You are right, it's not them..it's you. You must be repeating the same approach to your relationships over and over again. Try to figure out what it is. Are you needy, clingy or emotionally dependent? If so, work towards improving that aspect.

 

Men often admire women who knows what she wants and won't settle for less than what she deserves. They go for someone who displays strength and a sense of independence and maturity. Women who don't fall for bulls*t are usually the ones they don't wanna mess around with.

 

If you value and love yourself first, these men will sense it. They often act according to what they see..and the natural progression of mutual respect usually follows.

 

See, that's the thing! I am NONE of what you described! I am independent, thoughtful, and relaxed! In my past I have surely struggled with being codependency, but I would say for the past 6 years... I never let them see me sweat. I open my heart when appropriate and shut my mouth when necessary.

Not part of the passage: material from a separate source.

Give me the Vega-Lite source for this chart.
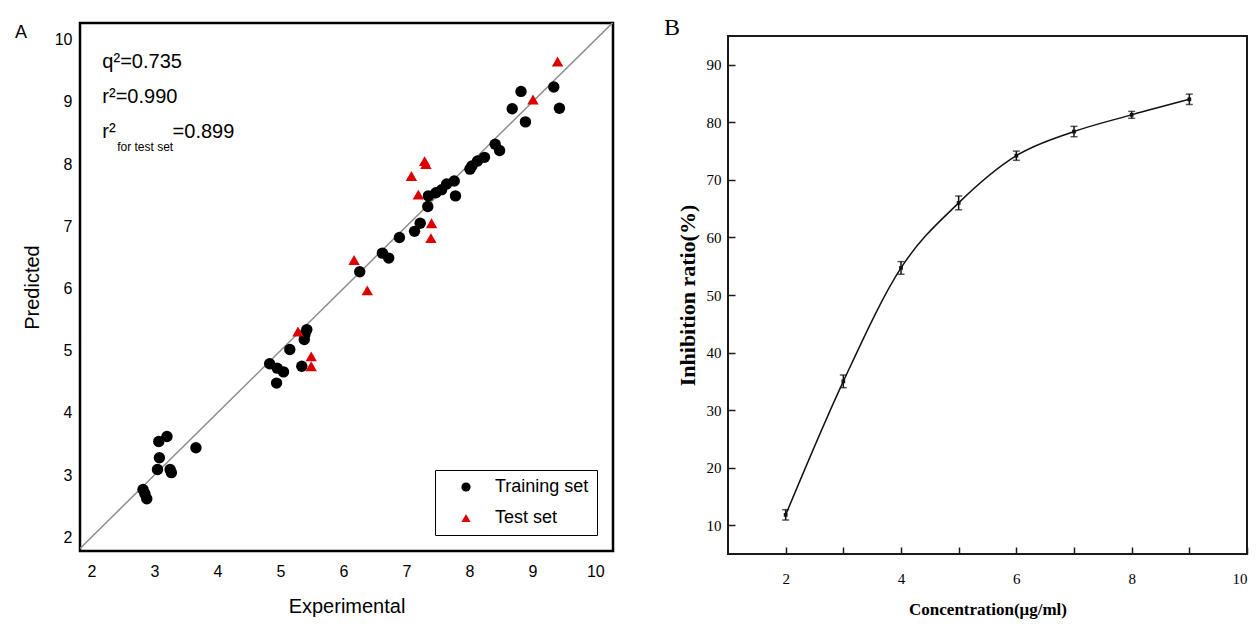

One thing that I thought of though, is that I give many chances. I accept too many apologies.

Posted
See, that's the thing! I am NONE of what you described! I am independent, thoughtful, and relaxed! In my past I have surely struggled with being codependency, but I would say for the past 6 years... I never let them see me sweat. I open my heart when appropriate and shut my mouth when necessary. One thing that I thought of though, is that I give many chances. I accept too many apologies.

 

Then if that's the case, you must be dealing with the wrong types of men. Since you have a good head on you shoulder and knows how to act, it must be the question of your choices.

 

It all depends on what type of men do you usually attract. Are they the emotional unavailable types? The commitment phobes?

 

Or it probably all boils to not having encountered the right man yet...

  • Author
Posted
Then if that's the case, you must be dealing with the wrong types of men. Since you have a good head on you shoulder and knows how to act, it must be the question of your choices.

 

It all depends on what type of men do you usually attract. Are they the emotional unavailable types? The commitment phobes?

 

Or it probably all boils to not having encountered the right man yet...

 

Ahhhh, is anyone emotionally available these days??? I think you're right.